Reading on a cliff top looking across at Achill Island on a beautiful Sunday morning "was a pure pleasure", she says. Reading in her home place of Newcastle West, Co Limerick, at the inaugural Éigse Michael Hartnett festival was another great occasion where there was "great energy" and "because it was localised it just seemed to concentrate the feeling".

BOLGER SAYS THAT, for a change, he took part in a family affair earlier this year where he read, and his sons, Donnacha and Diarmuid, performed, at the Glen Centre in Manorhamilton, Co Leitrim, in a show called A Fistful of Bolgers. "United by talent, divided by hair," he quips.

"I was the roadie as well. I carried the equipment and bought the chips," he adds, laughing. He says "the actual business of making a living is complex" for writers and touring to different festivals is part of it.

"You need to be doing a number of things and although festivals don't generate much income, at the end of the day, they are part of the jigsaw that allows a writer to make a living," he says.

But, he points out, the explosion of book clubs has meant that a writer can now go to any town and there's a chance that there will be a core group of people who have read the book in advance.

After a busy summer, Bolger will also attend a festival in Rathlin Island in September. He read in New Delhi three months ago. He lists Brazil, Paris, Sarajevo and Toronto as destinations he has been invited to attend to read. He has performed at literary festivals in Longford and Liverpool. Both places "were equally attractive. The only difference between them is you get to play golf in Longford."

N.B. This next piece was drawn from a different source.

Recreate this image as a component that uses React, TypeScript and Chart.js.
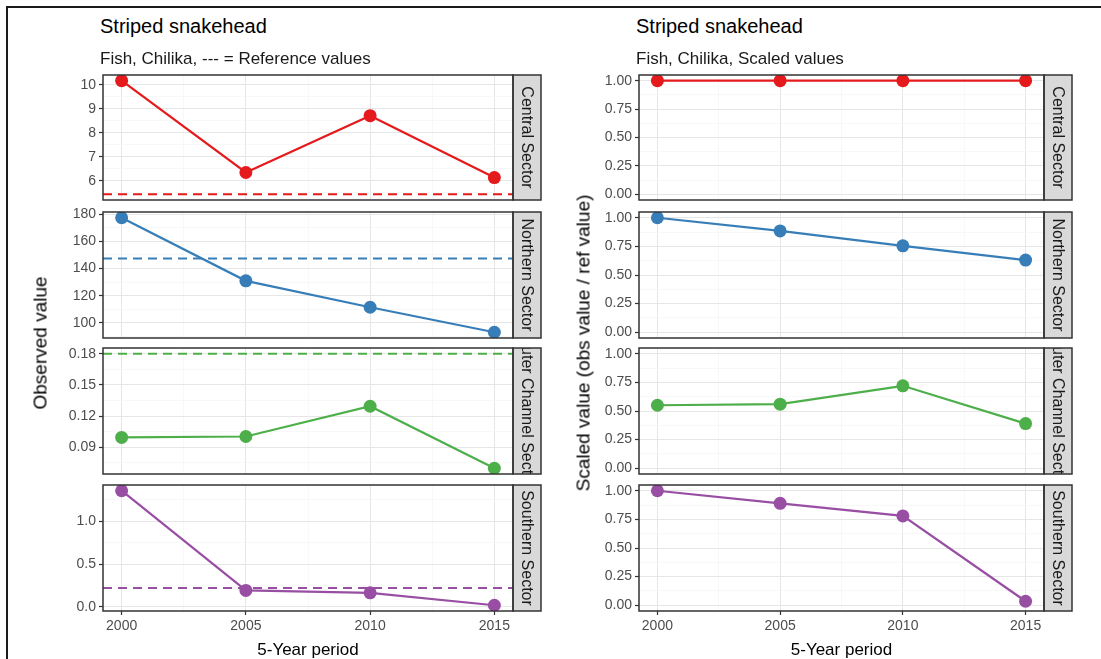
import React, { useEffect, useRef } from "react";
import { Chart, registerables } from "chart.js";
Chart.register(...registerables);

// ---------------- data ----------------
const years = [2000, 2005, 2010, 2015];
const xTicks = [2000, 2005, 2010, 2015];
const sectors = ["Central Sector", "Northern Sector", "Outer Channel Sector", "Southern Sector"];
const colors = ["#E41A1C", "#377EB8", "#4DAF4A", "#984EA3"];

const centralObs = [10.18, 6.35, 8.72, 6.14];
const northernObs = [177.3, 130.9, 111.5, 93.1];
const outerObs = [0.0994, 0.1003, 0.1294, 0.0697];
const southernObs = [1.353, 0.193, 0.165, 0.02];
const refValues = [5.44, 147.3, 0.18, 0.222];

const centralScaled = [1.0, 1.0, 1.0, 1.0];
const northernScaled = [1.0, 0.885, 0.755, 0.63];
const outerScaled = [0.55, 0.56, 0.72, 0.39];
const southernScaled = [1.0, 0.89, 0.78, 0.035];

const obsTicks = [
  [6, 7, 8, 9, 10],
  [100, 120, 140, 160, 180],
  [0.09, 0.12, 0.15, 0.18],
  [0.0, 0.5, 1.0],
];
const obsDecimals = [0, 0, 2, 1];
const scaledTicks = [0, 0.25, 0.5, 0.75, 1];
const scaledDecimals = 2;

const obsSeries = [centralObs, northernObs, outerObs, southernObs];
const scaledSeries = [centralScaled, northernScaled, outerScaled, southernScaled];

// ---------------- layout ----------------
const FONT = "'Liberation Sans', Arial, Helvetica, sans-serif";
const panelTops = [75, 212, 348, 485];
const panelBottoms = [200, 338, 474, 611];
const leftCol = { l: 103, r: 513 };
const rightCol = { l: 639, r: 1044 };
const STRIP_W = 28;

Chart.defaults.font.family = FONT;

type Tick = { value: number; isMaj: boolean };

function withMinors(majors: number[], lo: number, hi: number): Tick[] {
  const step = majors[1] - majors[0];
  const out: Tick[] = majors.map((v) => ({ value: v, isMaj: true }));
  for (let i = -1; i < majors.length; i++) {
    const m = majors[0] + (i + 0.5) * step;
    if (m > lo && m < hi) out.push({ value: m, isMaj: false });
  }
  out.sort((a, b) => a.value - b.value);
  return out;
}

function expandRange(vals: number[]): [number, number] {
  const lo = Math.min(...vals);
  const hi = Math.max(...vals);
  const d = (hi - lo) * 0.05;
  return [lo - d, hi + d];
}

type PanelProps = {
  values: number[];
  refVal?: number;
  majors: number[];
  decimals: number;
  color: string;
  strip: string;
  area: { l: number; t: number; r: number; b: number };
  showX: boolean;
  yRange: [number, number];
};

function Panel(p: PanelProps) {
  const ref = useRef<HTMLCanvasElement>(null);
  const YW = 60;
  const PADT = 12;
  const PADR = 44;
  const XH = 32;
  const cLeft = p.area.l - YW;
  const cTop = p.area.t - PADT;
  const cW = p.area.r - p.area.l + YW + PADR;
  const cH = p.area.b - p.area.t + PADT + (p.showX ? XH : 12);

  useEffect(() => {
    const span = years[years.length - 1] - years[0];
    const xMin = years[0] - 0.05 * span;
    const xMax = years[years.length - 1] + 0.05 * span;
    const [yMin, yMax] = p.yRange;
    const xTickList = withMinors(xTicks, xMin, xMax);
    const yTickList = withMinors(p.majors, yMin, yMax);

    const datasets: any[] = [
      {
        data: years.map((x, i) => ({ x, y: p.values[i] })),
        borderColor: p.color,
        backgroundColor: p.color,
        pointBackgroundColor: p.color,
        pointBorderColor: p.color,
        pointBorderWidth: 0,
        pointRadius: 6.5,
        borderWidth: 2.2,
        tension: 0,
        clip: 0,
      },
    ];
    if (p.refVal !== undefined) {
      datasets.push({
        data: [
          { x: xMin, y: p.refVal },
          { x: xMax, y: p.refVal },
        ],
        borderColor: p.color,
        borderDash: [9, 6],
        borderWidth: 2,
        pointRadius: 0,
        clip: 0,
      });
    }

    const stripPlugin = {
      id: "panelDecor",
      afterDraw(chart: any) {
        const { left, top, right, bottom } = chart.chartArea;
        const ctx = chart.ctx;
        ctx.save();
        ctx.fillStyle = "#d9d9d9";
        ctx.fillRect(right, top, STRIP_W, bottom - top);
        ctx.beginPath();
        ctx.rect(right, top, STRIP_W, bottom - top);
        ctx.clip();
        ctx.translate(right + STRIP_W / 2, (top + bottom) / 2);
        ctx.rotate(Math.PI / 2);
        ctx.fillStyle = "#1a1a1a";
        ctx.font = `16px ${FONT}`;
        ctx.textAlign = "center";
        ctx.textBaseline = "middle";
        ctx.fillText(p.strip, 0, 1);
        ctx.restore();
        ctx.save();
        ctx.strokeStyle = "#333333";
        ctx.lineWidth = 1.5;
        ctx.strokeRect(right, top, STRIP_W, bottom - top);
        ctx.strokeRect(left, top, right - left, bottom - top);
        ctx.restore();
      },
    };

    const gridOpts = (showTicks: boolean) => ({
      color: (c: any) => (c.tick && c.tick.isMaj ? "#e6e6e6" : "#f3f3f3"),
      lineWidth: (c: any) => (c.tick && c.tick.isMaj ? 1 : 0.6),
      tickColor: (c: any) => (c.tick && c.tick.isMaj ? "#333333" : "rgba(0,0,0,0)"),
      tickWidth: (c: any) => (c.tick && c.tick.isMaj ? 1.2 : 0),
      tickLength: 4,
      drawTicks: showTicks,
      drawOnChartArea: true,
    });

    const chart = new Chart(ref.current!, {
      type: "line",
      data: { datasets },
      options: {
        animation: false,
        responsive: false,
        devicePixelRatio: 1,
        events: [],
        layout: { padding: { top: PADT, right: PADR, bottom: p.showX ? 0 : 12, left: 0 } },
        plugins: { legend: { display: false }, tooltip: { enabled: false } },
        scales: {
          x: {
            type: "linear",
            min: xMin,
            max: xMax,
            border: { display: false },
            grid: gridOpts(p.showX) as any,
            ticks: {
              display: p.showX,
              autoSkip: false,
              maxRotation: 0,
              padding: 3,
              color: "#4d4d4d",
              font: { size: 14, family: FONT },
              callback: (v: any, i: number, ticks: any[]) =>
                ticks[i] && ticks[i].isMaj ? String(Math.round(Number(v))) : "",
            },
            afterBuildTicks: (s: any) => {
              s.ticks = xTickList.map((t) => ({ ...t }));
            },
            afterFit: (s: any) => {
              s.height = p.showX ? XH : 0;
            },
          },
          y: {
            type: "linear",
            min: yMin,
            max: yMax,
            border: { display: false },
            grid: gridOpts(true) as any,
            ticks: {
              autoSkip: false,
              padding: 3,
              color: "#4d4d4d",
              font: { size: 14, family: FONT },
              callback: (v: any, i: number, ticks: any[]) =>
                ticks[i] && ticks[i].isMaj ? Number(v).toFixed(p.decimals) : "",
            },
            afterBuildTicks: (s: any) => {
              s.ticks = yTickList.map((t) => ({ ...t }));
            },
            afterFit: (s: any) => {
              s.width = YW;
            },
          },
        },
      },
      plugins: [stripPlugin],
    } as any);
    return () => chart.destroy();
  }, []);

  return (
    <canvas
      ref={ref}
      width={cW}
      height={cH}
      style={{ position: "absolute", left: cLeft, top: cTop, width: cW, height: cH }}
    />
  );
}

const textBase: React.CSSProperties = {
  position: "absolute",
  fontFamily: FONT,
  whiteSpace: "nowrap",
  color: "#000",
};

function HText(props: { x: number; cy: number; size: number; text: string; center?: boolean; color?: string }) {
  return (
    <div
      style={{
        ...textBase,
        left: props.x,
        top: props.cy - props.size / 2,
        fontSize: props.size,
        lineHeight: `${props.size}px`,
        color: props.color || "#000",
        transform: props.center ? "translateX(-50%)" : undefined,
      }}
    >
      {props.text}
    </div>
  );
}

function VText(props: { cx: number; cy: number; size: number; text: string }) {
  return (
    <div
      style={{
        ...textBase,
        left: props.cx,
        top: props.cy,
        fontSize: props.size,
        lineHeight: `${props.size}px`,
        transform: "translate(-50%, -50%) rotate(-90deg)",
      }}
    >
      {props.text}
    </div>
  );
}

export default function App() {
  const leftYR = sectors.map((_, i) => expandRange([...obsSeries[i], refValues[i]]));
  const scaledYR: [number, number] = [-0.05, 1.05];
  return (
    <div
      style={{
        position: "absolute",
        left: 0,
        top: 0,
        width: 1101,
        height: 659,
        background: "#ffffff",
        overflow: "hidden",
      }}
    >
      {sectors.map((s, i) => (
        <Panel
          key={"L" + i}
          values={obsSeries[i]}
          refVal={refValues[i]}
          majors={obsTicks[i]}
          decimals={obsDecimals[i]}
          color={colors[i]}
          strip={s}
          area={{ l: leftCol.l, r: leftCol.r, t: panelTops[i], b: panelBottoms[i] }}
          showX={i === sectors.length - 1}
          yRange={leftYR[i]}
        />
      ))}
      {sectors.map((s, i) => (
        <Panel
          key={"R" + i}
          values={scaledSeries[i]}
          majors={scaledTicks}
          decimals={scaledDecimals}
          color={colors[i]}
          strip={s}
          area={{ l: rightCol.l, r: rightCol.r, t: panelTops[i], b: panelBottoms[i] }}
          showX={i === sectors.length - 1}
          yRange={scaledYR}
        />
      ))}

      {/* outer frame */}
      <div style={{ position: "absolute", left: 6, top: 6, width: 1095, height: 2, background: "#1a1a1a" }} />
      <div style={{ position: "absolute", left: 6, top: 6, width: 2, height: 653, background: "#1a1a1a" }} />

      {/* titles */}
      <HText x={leftCol.l - 3} cy={26} size={20} text="Striped snakehead" />
      <HText x={leftCol.l - 3} cy={58} size={17} text="Fish, Chilika, --- = Reference values" color="#1a1a1a" />
      <HText x={rightCol.l - 3} cy={26} size={20} text="Striped snakehead" />
      <HText x={rightCol.l - 3} cy={58} size={17} text="Fish, Chilika, Scaled values" color="#1a1a1a" />

      {/* axis titles */}
      <VText cx={40} cy={343} size={19} text="Observed value" />
      <VText cx={583} cy={343} size={19} text="Scaled value (obs value / ref value)" />
      <HText x={(leftCol.l + leftCol.r) / 2} cy={649} size={17} text="5-Year period" center />
      <HText x={(rightCol.l + rightCol.r) / 2} cy={649} size={17} text="5-Year period" center />
    </div>
  );
}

Pat Boran, poet and publisher at Dedalus Press, says that, since being presented with the Lawrence O'Shaughnessy Award for Poetry in the US in April, he's done more readings than in the previous three or four years combined.

"I have readings coming up in Bangor , Donegal and then a last fling to Forli and Faenza in northern Italy in October. Along the way there will be the launch readings of no less than four new Dedalus Press titles. And after that, he says, it will be a case of "the ticking clock on the mantelpiece, the goldfish orbiting in silence, and dreams of readings and festivals in summer 2009".